Choose a Business Model That Matches Your Ethics
There are hundreds of ways to earn income online. The structure of your business should support your brand—without undermining your values.
If you value access and inclusion:
Consider tiered pricing, scholarships, or scalable content like courses and ebooks.
If you value depth and transformation:
Build high-touch services, coaching, or programs that create sustained impact.
If you value autonomy:
Design low-maintenance digital products, licensing, or affiliate models that don’t require trading time for revenue.
There’s no single “ethical” model. The goal is to choose a structure that reflects your priorities.
Build a Brand Voice That Reflects Your Values
Your voice is part of your brand’s architecture. It signals how you think, who you serve, and how you operate.
Avoid voice mimicry. If your brand sounds exactly like your competitors, it will disappear into the noise.
Instead, infuse your writing with the traits you stand for:
Transparency
Clarity
Calm
Conviction
Empathy
Restraint
Boundaries
Ambition
Humility
Wit
Pick a tone that reflects your internal compass—and stay consistent. Authority comes from repetition, not reinvention.
Use Your Values in Your Marketing—Without Turning Them Into Performance
There’s a difference between value-aligned branding and value-performance branding.
The first is foundational. The second is fragile.
You don’t need to perform your beliefs to be trustworthy. You need to make decisions that reflect them.
That might look like:
Turning down partnerships that don’t align
Creating content that educates, not just sells
Being honest about pricing, timelines, or outcomes
Supporting creators or businesses that share your vision
Saying less—but saying it clearly—on issues that matter
This doesn’t make you less profitable.

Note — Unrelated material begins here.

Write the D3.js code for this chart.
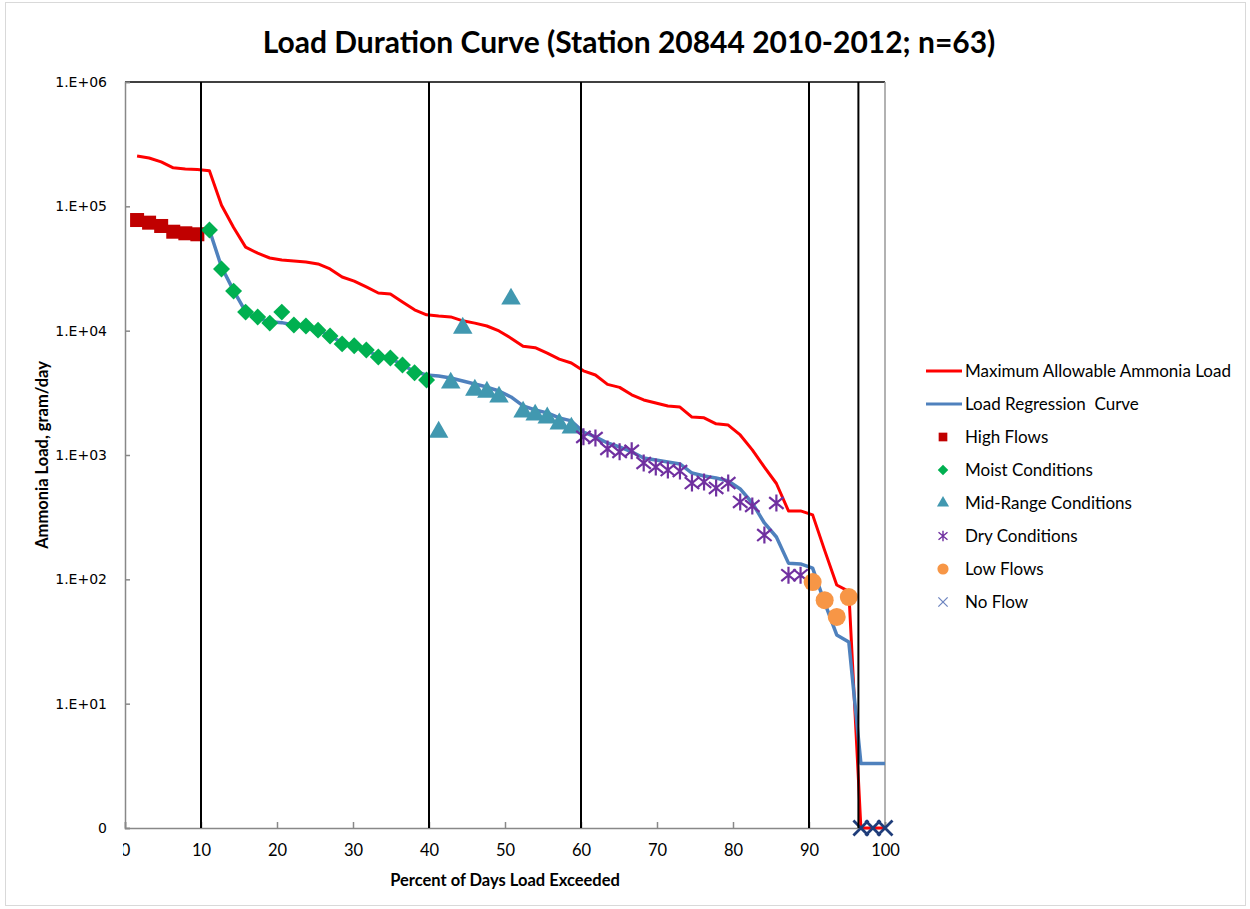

It makes you more magnetic.
Align Your Offers With Your Beliefs
If your values are visible in your voice but absent in your offers, your brand will feel disjointed.
Audit your product and service suite:
Does your pricing reflect your market and your ethics?
Do your deliverables match your promises?
Is the way you sell aligned with the way you serve?
Is your work extractive or sustainable?
Are your boundaries built into your client experience, not just your self-care routine?
Alignment doesn’t just feel good. It builds trust—because people sense when things line up.
Balance Transparency With Discernment
You are not required to share everything to be authentic.
You can be transparent about your business, values, and beliefs—while still protecting your privacy, intellectual property, and peace.
Lead with intention, not impulse.
Write about what matters, when it serves the reader. Leave the rest offline.
Final Thought
A values-driven brand is not a liability. It’s a strategic advantage.
In a world full of curated personas and interchangeable voices, the creator who knows what they stand for—and builds accordingly—stands out.
Let your clarity be visible. Let your offers reflect what you believe. Let your income be a byproduct of the trust you’ve earned.
You don’t have to sell your soul to sell your work. You just have to stop building a brand that isn’t yours.